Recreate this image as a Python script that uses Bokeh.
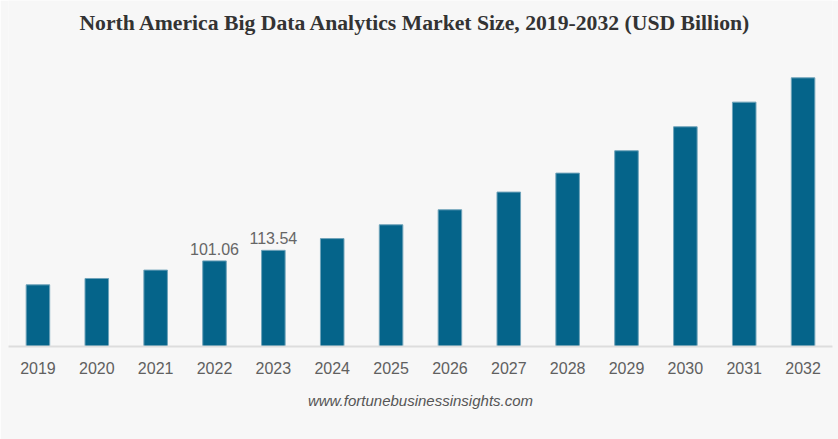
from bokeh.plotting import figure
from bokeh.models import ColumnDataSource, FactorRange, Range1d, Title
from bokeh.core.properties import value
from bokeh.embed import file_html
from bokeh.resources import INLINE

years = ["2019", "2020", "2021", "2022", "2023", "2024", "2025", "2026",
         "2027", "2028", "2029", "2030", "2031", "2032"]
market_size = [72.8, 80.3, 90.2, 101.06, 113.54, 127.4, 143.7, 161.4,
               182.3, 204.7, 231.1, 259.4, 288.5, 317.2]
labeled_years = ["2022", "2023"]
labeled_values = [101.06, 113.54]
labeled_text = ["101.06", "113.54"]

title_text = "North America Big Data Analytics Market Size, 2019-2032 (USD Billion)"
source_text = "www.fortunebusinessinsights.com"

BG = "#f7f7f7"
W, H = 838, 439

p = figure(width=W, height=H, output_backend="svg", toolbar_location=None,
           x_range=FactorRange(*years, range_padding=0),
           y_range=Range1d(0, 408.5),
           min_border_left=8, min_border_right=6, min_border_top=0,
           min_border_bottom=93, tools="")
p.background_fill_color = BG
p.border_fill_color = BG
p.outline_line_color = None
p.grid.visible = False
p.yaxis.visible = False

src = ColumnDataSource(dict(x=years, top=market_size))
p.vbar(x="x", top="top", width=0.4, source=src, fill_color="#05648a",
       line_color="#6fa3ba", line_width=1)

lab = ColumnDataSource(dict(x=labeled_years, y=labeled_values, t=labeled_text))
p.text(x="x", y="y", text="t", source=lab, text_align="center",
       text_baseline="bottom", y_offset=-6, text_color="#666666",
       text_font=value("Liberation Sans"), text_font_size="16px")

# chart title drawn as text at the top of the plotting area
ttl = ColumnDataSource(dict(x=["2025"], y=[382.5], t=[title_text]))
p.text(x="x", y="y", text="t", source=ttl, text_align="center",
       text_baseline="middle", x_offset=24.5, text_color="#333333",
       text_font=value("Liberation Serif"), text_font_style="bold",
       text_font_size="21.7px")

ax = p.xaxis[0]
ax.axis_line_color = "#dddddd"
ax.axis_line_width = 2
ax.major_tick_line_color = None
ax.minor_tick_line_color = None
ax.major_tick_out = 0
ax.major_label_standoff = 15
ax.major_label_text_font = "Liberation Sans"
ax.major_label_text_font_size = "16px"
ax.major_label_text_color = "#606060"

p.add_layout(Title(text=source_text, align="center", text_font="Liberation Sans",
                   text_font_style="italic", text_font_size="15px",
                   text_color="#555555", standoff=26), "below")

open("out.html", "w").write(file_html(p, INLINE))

··········

Reproduce the listing above exactly, excluding all pictures.

_EXPECTED OUTPUT_:
Recreate this image as a Python script that uses Bokeh.
from bokeh.plotting import figure
from bokeh.models import ColumnDataSource, FactorRange, Range1d, Title
from bokeh.core.properties import value
from bokeh.embed import file_html
from bokeh.resources import INLINE

years = ["2019", "2020", "2021", "2022", "2023", "2024", "2025", "2026",
         "2027", "2028", "2029", "2030", "2031", "2032"]
market_size = [72.8, 80.3, 90.2, 101.06, 113.54, 127.4, 143.7, 161.4,
               182.3, 204.7, 231.1, 259.4, 288.5, 317.2]
labeled_years = ["2022", "2023"]
labeled_values = [101.06, 113.54]
labeled_text = ["101.06", "113.54"]

title_text = "North America Big Data Analytics Market Size, 2019-2032 (USD Billion)"
source_text = "www.fortunebusinessinsights.com"

BG = "#f7f7f7"
W, H = 838, 439

p = figure(width=W, height=H, output_backend="svg", toolbar_location=None,
           x_range=FactorRange(*years, range_padding=0),
           y_range=Range1d(0, 408.5),
           min_border_left=8, min_border_right=6, min_border_top=0,
           min_border_bottom=93, tools="")
p.background_fill_color = BG
p.border_fill_color = BG
p.outline_line_color = None
p.grid.visible = False
p.yaxis.visible = False

src = ColumnDataSource(dict(x=years, top=market_size))
p.vbar(x="x", top="top", width=0.4, source=src, fill_color="#05648a",
       line_color="#6fa3ba", line_width=1)

lab = ColumnDataSource(dict(x=labeled_years, y=labeled_values, t=labeled_text))
p.text(x="x", y="y", text="t", source=lab, text_align="center",
       text_baseline="bottom", y_offset=-6, text_color="#666666",
       text_font=value("Liberation Sans"), text_font_size="16px")

# chart title drawn as text at the top of the plotting area
ttl = ColumnDataSource(dict(x=["2025"], y=[382.5], t=[title_text]))
p.text(x="x", y="y", text="t", source=ttl, text_align="center",
       text_baseline="middle", x_offset=24.5, text_color="#333333",
       text_font=value("Liberation Serif"), text_font_style="bold",
       text_font_size="21.7px")

ax = p.xaxis[0]
ax.axis_line_color = "#dddddd"
ax.axis_line_width = 2
ax.major_tick_line_color = None
ax.minor_tick_line_color = None
ax.major_tick_out = 0
ax.major_label_standoff = 15
ax.major_label_text_font = "Liberation Sans"
ax.major_label_text_font_size = "16px"
ax.major_label_text_color = "#606060"

p.add_layout(Title(text=source_text, align="center", text_font="Liberation Sans",
                   text_font_style="italic", text_font_size="15px",
                   text_color="#555555", standoff=26), "below")

open("out.html", "w").write(file_html(p, INLINE))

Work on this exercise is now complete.